Slowly but surely as the years rolled on the NSPCC continued to press the message about the prevalence of child sexual abuse, while encouraging victims to come forward. During this time the corrosive effects of this most insidious crime have been painfully detailed by many of those whose lives have been derailed by it. And of course the details of the hundreds of opportunistic sexual assaults committed by Jimmy Savile have been indelibly branded onto the nation’s consciousness.

It’s been a long road - particularly for those who were raped or otherwise abused as children and are now well into their later years - to bring society around to accepting that this is not to be treated as a dark secret that we really don’t want to expose to daylight. Many of those who called our helpline during the early days of the Savile investigation had never told anyone about the traumatic events of their childhoods despite the fact they had reached retirement age.

So, having buried the taboo, we seem to be in danger of giving it the kiss of life with the way some cases of alleged abuse are now being perceived.

It’s quite right that all claims of sexual assault should be investigated, tested and, where there is a case, pursued through the judicial system. No one is above the law, whether a ‘celebrity’ or a lord.

But we seem to have lost a sense of perspective when it comes to these crimes with vast resources being allocated to a handful of cases while many thousands of reported incidents are virtually on hold.

The police should never have to apologise for investigating crimes and following leads. However, if allegations are false or cannot be substantiated they should say so. This would be a strength not a weakness.

It is, of course, difficult that in many of the high-profile cases of recent times the identities of those under investigation have not been officially released by the police but have come to light through other means. Yet we have to deal with the world as it is not as we wish it would be and once names are common knowledge the results of the investigations centring on them should be made public.

When it emerges that someone in the public eye is being investigated for non-recent child abuse it obviously stirs the interest of the media whose appetite can be insatiable. This puts pressure on the police who don’t want to repeat the mistakes of the past by allowing offenders to slip through their hands.  And so there is a danger, as has been seen in recent cases, that officers lack confidence in declaring there is a lack of evidence or the allegations are not true. 

The disproportionate weight of media attention given to say, Sir Edward Heath, as opposed to the Bradford grooming gang sentenced this week, shows there is a danger the pendulum is swinging too far the other way. This threatens the painstaking work invested in ensuring the public and our institutions recognise child abuse as a very real danger. 

Whilst high profile cases have helped the cause there is now a real risk that the all-encompassing focus on them does both victims of abuse and those advocating on their behalf a fundamental disservice.

As the public watches high -profile cases collapsing amidst a media fanfare genuine convictions made across the country week in week out go virtually unannounced. If this trend continues they may start to believe that child sexual abuse isn’t the prolific problem we know it to be.

So, while detectives peer into the mists of time, searching for long lost clues, we have to face the unpalatable possibility that offences being committed today will in turn only be investigated fully in years or decades' time because there is not the manpower to deal with them right now.

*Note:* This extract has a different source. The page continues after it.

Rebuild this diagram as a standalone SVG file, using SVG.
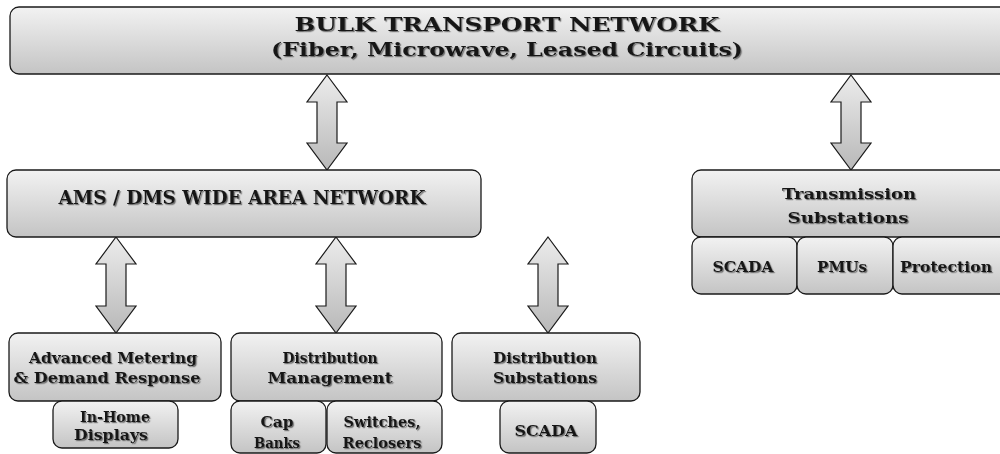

So, now the Goddard Inquiry is in full swing, taking evidence about allegations of child sex crimes involving ‘well known people’ as well as institutional abuse, how do we ensure we don’t fail today’s victims?

If they start to think their stories are going to be diminished by the continuing furore over how some senior public figures have been treated by the police they will stay silent. Therefore we have to continue to encourage them to come forward, to give them the confidence of knowing they will be listened to.

If we don’t we will find ourselves back in those incestuous days where people conspired to say and do nothing to prevent child abuse.

Peter Wanless is Chief Executive of the NSPCC.